El principio del fin de Dilma Rousseff
DILMA Rousseff, presidenta de Brasil, sufrió el domingo un duro revés. La Cámara de Diputados aprobó por 367 votos favorables y 137 en contra (más de los dos tercios requeridos) la apertura de su proceso de destitución. El Senado debe pronunciarse sobre esta decisión en mayo. Si la respalda –bastaría una mayoría simple–, Rousseff será apartada seis meses del cargo, mientras se la juzga, y será sustituida por el vicepresidente Michel Temer. Tanto si fuera hallada culpable –con lo que Temer seguiría en la presidencia hasta el final del presente mandato, en el 2018– como si no, se ciernen negros nubarrones sobre el futuro político de Rousseff.
Se acusa a la presidenta de prácticas irregulares, como haber maquillado el presupuesto mediante préstamos de bancos públicos, con vistas a facilitar su reelección en el 2014. La justicia dirá qué hay de real en tales acusaciones. Pero, en todo caso, conviene recordar el marco en el que se produce el reproche. Por una parte, tenemos una presidenta con apoyos en caída libre. Rousseff, cuya popularidad alcanzó el 92%, sólo cuenta ahora con el apoyo del 10% de los brasileños. En cambio, el 60% preferiría verla fuera del cargo. Por otra parte, es improbable que un cambio en la presidencia lleve la regeneración a la política brasileña. Más de 150 diputados de la Cámara Baja están imputados en distintos procesos. Por ejemplo, el presidente de la Cámara, Eduardo Cunha, enemigo declarado de Rousseff. O el vicepresidente brasileño, Temer, que ha sido investigado por soborno en dos ocasiones y ha estado relacionado con el escándalo de Petrobras y sus diversos episodios de corrupción, que proyectan una sombra ominosa sobre el conjunto de la política brasileña.
Dicho en otras palabras, los problemas en los que se halla enredada ahora mismo Rousseff tienen que ver con sus políticas. Pero también, y de modo muy significativo, con factores estructurales y coyunturales. El Partido de los Trabajadores, al que pertenece Rousseff, está en el poder desde principios del año 2003, cuando su antecesor, Luiz Inácio Lula da Silva, se hizo con la presidencia. La mantuvo hasta finales del 2010, año de su relevo por Rousseff. El mandato de Silva se desarrolló en tiempos de bonanza económica y tuvo consecuencias muy beneficiosas para su país, tanto en el frente exterior, donde se le reconoció como una de las potencias emergentes, como en el interior, donde logró rescatar a millones de ciudadanos de la pobreza.

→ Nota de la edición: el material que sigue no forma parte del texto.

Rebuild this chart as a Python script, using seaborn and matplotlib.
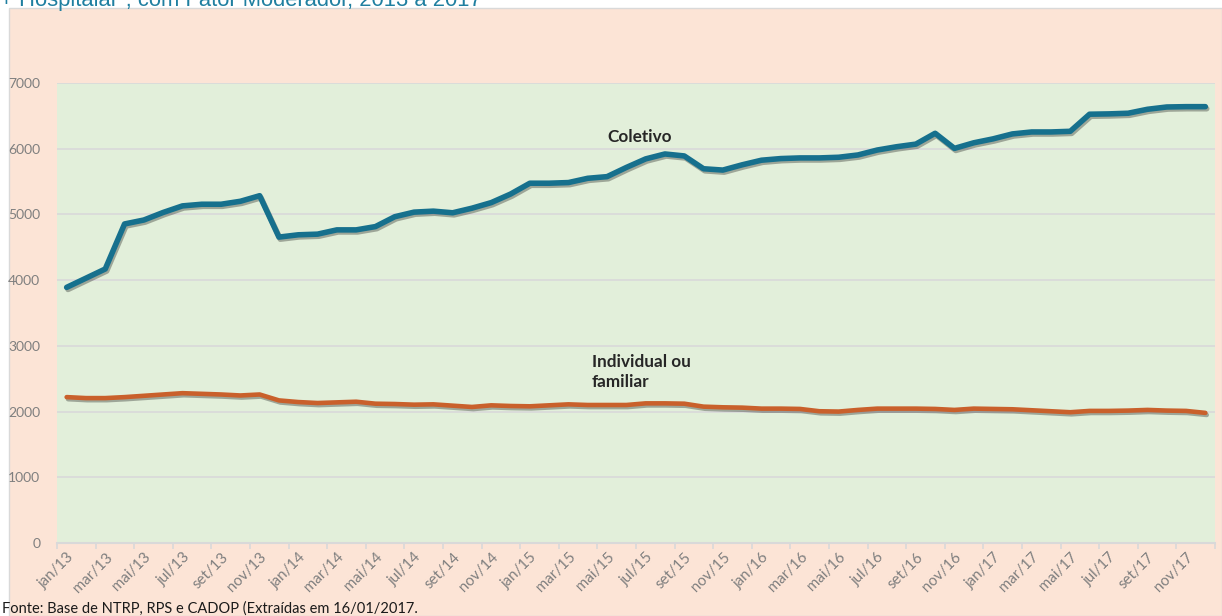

Rousseff nunca gozó del carisma de Lula. Pero en sus primeros tiempos se mantuvo a flote. Luego, según avanzaba la crisis y se evidenciaban los límites del milagro brasileño, fue perdiendo fuelle. Y ahora la situación no hace sino empeorar para ella, debido al aumento del paro, los recortes, el descontento de las clases asalariadas, la depreciación del real frente al dólar, la pérdida de posiciones de Brasil en el mundo y una densa atmósfera de corrupción que todo lo contamina. La pregunta clave que conviene hacerse es si la salida de Rousseff, si al fin se materializa, bastará para enderezar el país. Probablemente, no. Para ello haría falta una rehabilitación integral del sistema.
Una crisis institucional como la que sufre el país latinoamericano nunca llega en buena hora. Pero en víspera de los Juegos Olímpicos del próximo verano, que se ganaron cuando todo iba viento en popa en Brasil, y debían convertirse en su gran operación de relaciones públicas, esta crisis puede ser doblemente lesiva.